5. Seamless connectivity: not sure of we will see this in 2011 or later but the concept that your connectivity to the world is seamless as you move from home to EV to work place is next up. With 42 million media tablets such as the i-Pad already sold, in-car docking stations for media tablets in EVs should be the next big thing. Always-on never felt so good (or bad).
6. Charge at work: much of the current charging debate is with on-street charging stations but since 80% to 90% of all charging of electric cars will be done at home, the next big need is for charging at the work place. In addition to effectively doubling the daily range available for employees with EVs, charging at work facilities will enable those people who are unable to charge at home (because they live in a flat without dedicated parking) to enter the EV market.

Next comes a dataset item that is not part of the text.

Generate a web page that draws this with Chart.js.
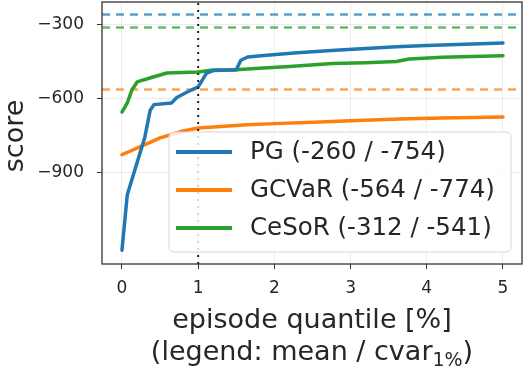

7. Usership instead of ownership: we will see the beginning of the end of the desire to own or lease our cars as the possibility of using them only when we need them (and so not paying for them when we don't) trends beyond car clubs as they exist currently, led by the Paris AutoLib project. 3,000 electric cars stationed at 1,000 self-service hire points across the city and its suburbs.
8. Electric car prototypes will look different, not the same as conventional cars: for the next few years, those who buy an EV are making a big personal social statement - I am a Leader of Change. To make it easily and powerfully they want to stand out from the crowd, not disappear into it.
9. V2G: we will see the first electric vehicles emerge that are Vehicle To Grid enabled, meaning they are capable of returning stored energy to the electric grid. For some this could mean that EVs are effectively free of charge from an operational perspective as they take advantage of generous feed-in tariffs - if you live in the right place.
10. Mergers, acquisitions, closures: as so many EV start-ups have discovered to their cost, it is difficult and expensive to get into automotive manufacturing, particularly if it is with electric vehicles. In an already crowded market place there is room for maybe 2 or 3 new entrants, the rest will either sell, merge, or fade away.